++++ Supplied data

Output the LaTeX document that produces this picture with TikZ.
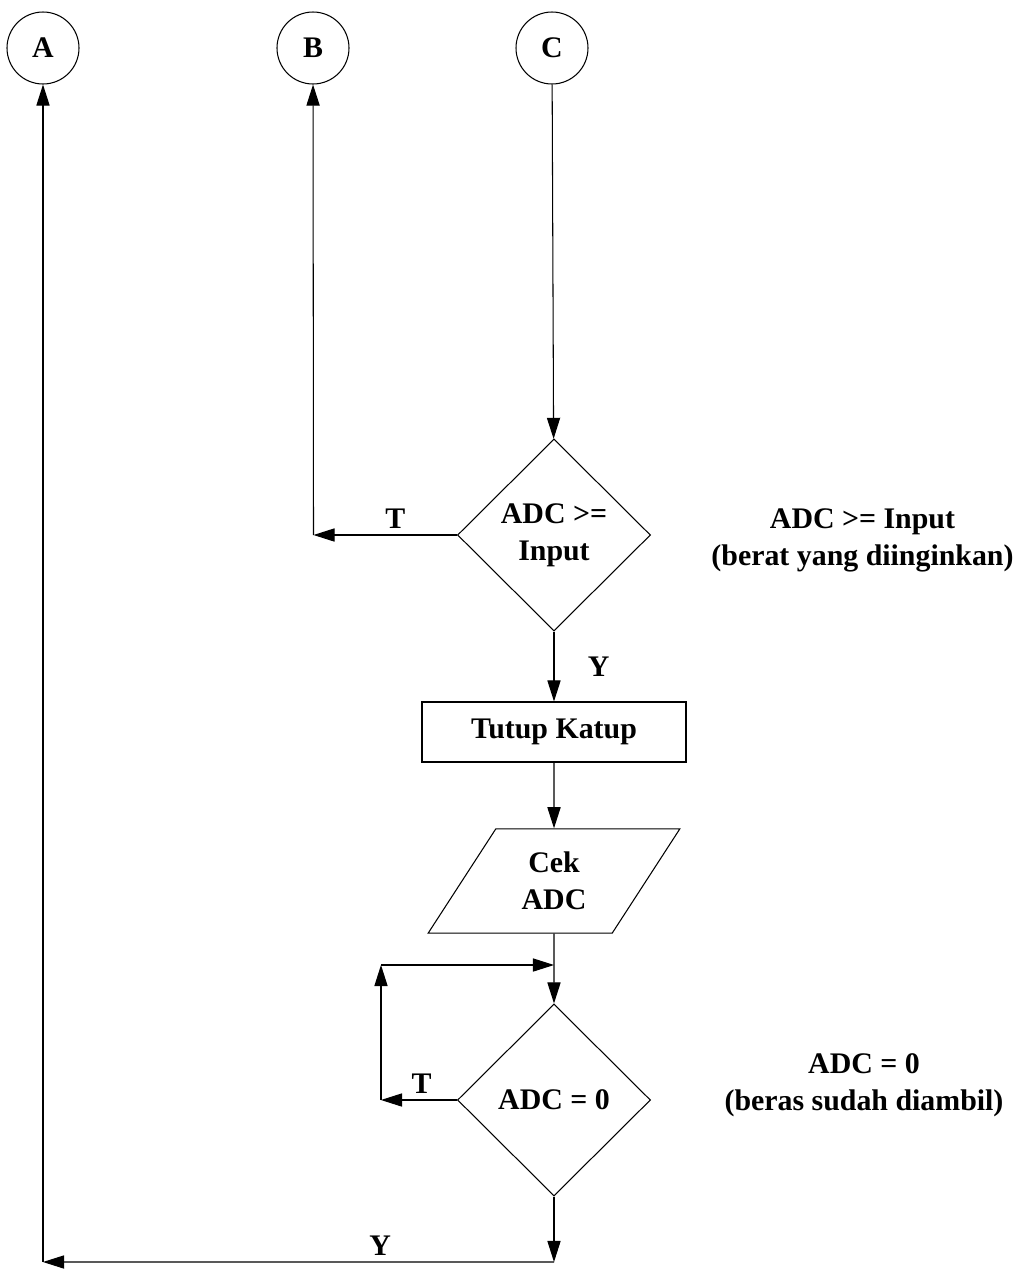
\documentclass[tikz,border=0pt]{standalone}
\usepackage{fontspec}
\setmainfont{Liberation Serif}
\usetikzlibrary{shapes.geometric, arrows.meta, positioning}

\begin{document}
\begin{tikzpicture}
    [>={Triangle[length=12pt,width=7.5pt]}, line width=0.6pt,
    every node/.style={font=\fontsize{17}{21}\selectfont\bfseries}]
    % Define styles for connectors, decisions, process and input/output
    \tikzstyle{conn} = [draw, circle, minimum size=1.44cm, inner sep=0pt]
    \tikzstyle{decision} = [draw, diamond, minimum width=3.86cm, minimum height=3.84cm, inner sep=0pt, align=center]
    \tikzstyle{block} = [draw, rectangle, minimum width=5.28cm, minimum height=1.2cm]
    \tikzstyle{io} = [draw, trapezium, trapezium left angle=57, trapezium right angle=123, minimum width=5.04cm, minimum height=1.88cm, inner sep=0pt, align=center]
    \tikzstyle{note} = [align=center]
    \tikzstyle{input} = [coordinate]

    \useasboundingbox (0,0) rectangle (20.36,-25.42);

    % Connectors on top
    \node [conn] at (0.86,-0.96) (A) {A};
    \node [conn, right of=A, node distance=5.4cm] (B) {B};
    \node [conn, right of=B, node distance=4.78cm] (C) {C};

    % Main column
    \node [decision, below of=C, node distance=9.74cm, xshift=0.04cm] (cekinput) {ADC >=\\Input};
    \node [block, below of=cekinput, node distance=3.94cm] (tutup) {Tutup Katup};
    \node [io, below of=tutup, node distance=2.98cm] (cekadc) {Cek\\ADC};
    \node [decision, below of=cekadc, node distance=4.38cm] (cekzero) {ADC = 0};

    % Notes on the right
    \node [note, right of=cekinput, node distance=6.17cm, yshift=-0.1cm] (noteinput) {ADC >= Input\\(berat yang diinginkan)};
    \node [note, right of=cekzero, node distance=6.2cm, yshift=0.3cm] (notezero) {ADC = 0\\(beras sudah diambil)};

    % Corner points
    \node [input, left of=cekinput, node distance=4.81cm] (cornerB) {};
    \node [input, left of=cekzero, node distance=3.46cm] (loopbot) {};
    \node [input, above of=loopbot, node distance=2.7cm] (looptop) {};
    \node [input, above of=cekzero, node distance=2.7cm] (join) {};
    \node [input, below of=cekzero, node distance=3.24cm] (endY) {};
    \node [input, below of=A, node distance=24.28cm] (cornerA) {};

    % Draw edges
    \draw[->] (C) -- (cekinput);
    \draw[->] (cekinput.west) -- node[midway, above, xshift=0.2cm] {T} (cornerB);
    \draw[->] (cornerB) -- (B);
    \draw[->] (cekinput) -- node[midway, right=0.55cm] {Y} (tutup);
    \draw[->] (tutup) -- (cekadc);
    \draw[->] (cekadc) -- (cekzero);

    % Loop back while ADC is not zero
    \draw[->] (cekzero.west) -- node[midway, above, xshift=0.05cm] {T} (loopbot);
    \draw[->] (loopbot) -- (looptop);
    \draw[->] (looptop) -- (join);

    % Back to A
    \draw[->] (cekzero) -- (endY);
    \draw[->] (endY) -- node[pos=0.34, above] {Y} (cornerA);
    \draw[->] (cornerA) -- (A);
\end{tikzpicture}
\end{document}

++++++++

### What is asked
Everything from the top line of the data down to and including the line with "below of=A, node" is to be copied, except the pictures.

### Reply to the exercise
Output the LaTeX document that produces this picture with TikZ.
\documentclass[tikz,border=0pt]{standalone}
\usepackage{fontspec}
\setmainfont{Liberation Serif}
\usetikzlibrary{shapes.geometric, arrows.meta, positioning}

\begin{document}
\begin{tikzpicture}
    [>={Triangle[length=12pt,width=7.5pt]}, line width=0.6pt,
    every node/.style={font=\fontsize{17}{21}\selectfont\bfseries}]
    % Define styles for connectors, decisions, process and input/output
    \tikzstyle{conn} = [draw, circle, minimum size=1.44cm, inner sep=0pt]
    \tikzstyle{decision} = [draw, diamond, minimum width=3.86cm, minimum height=3.84cm, inner sep=0pt, align=center]
    \tikzstyle{block} = [draw, rectangle, minimum width=5.28cm, minimum height=1.2cm]
    \tikzstyle{io} = [draw, trapezium, trapezium left angle=57, trapezium right angle=123, minimum width=5.04cm, minimum height=1.88cm, inner sep=0pt, align=center]
    \tikzstyle{note} = [align=center]
    \tikzstyle{input} = [coordinate]

    \useasboundingbox (0,0) rectangle (20.36,-25.42);

    % Connectors on top
    \node [conn] at (0.86,-0.96) (A) {A};
    \node [conn, right of=A, node distance=5.4cm] (B) {B};
    \node [conn, right of=B, node distance=4.78cm] (C) {C};

    % Main column
    \node [decision, below of=C, node distance=9.74cm, xshift=0.04cm] (cekinput) {ADC >=\\Input};
    \node [block, below of=cekinput, node distance=3.94cm] (tutup) {Tutup Katup};
    \node [io, below of=tutup, node distance=2.98cm] (cekadc) {Cek\\ADC};
    \node [decision, below of=cekadc, node distance=4.38cm] (cekzero) {ADC = 0};

    % Notes on the right
    \node [note, right of=cekinput, node distance=6.17cm, yshift=-0.1cm] (noteinput) {ADC >= Input\\(berat yang diinginkan)};
    \node [note, right of=cekzero, node distance=6.2cm, yshift=0.3cm] (notezero) {ADC = 0\\(beras sudah diambil)};

    % Corner points
    \node [input, left of=cekinput, node distance=4.81cm] (cornerB) {};
    \node [input, left of=cekzero, node distance=3.46cm] (loopbot) {};
    \node [input, above of=loopbot, node distance=2.7cm] (looptop) {};
    \node [input, above of=cekzero, node distance=2.7cm] (join) {};
    \node [input, below of=cekzero, node distance=3.24cm] (endY) {};
    \node [input, below of=A, node distance=24.28cm] (cornerA) {};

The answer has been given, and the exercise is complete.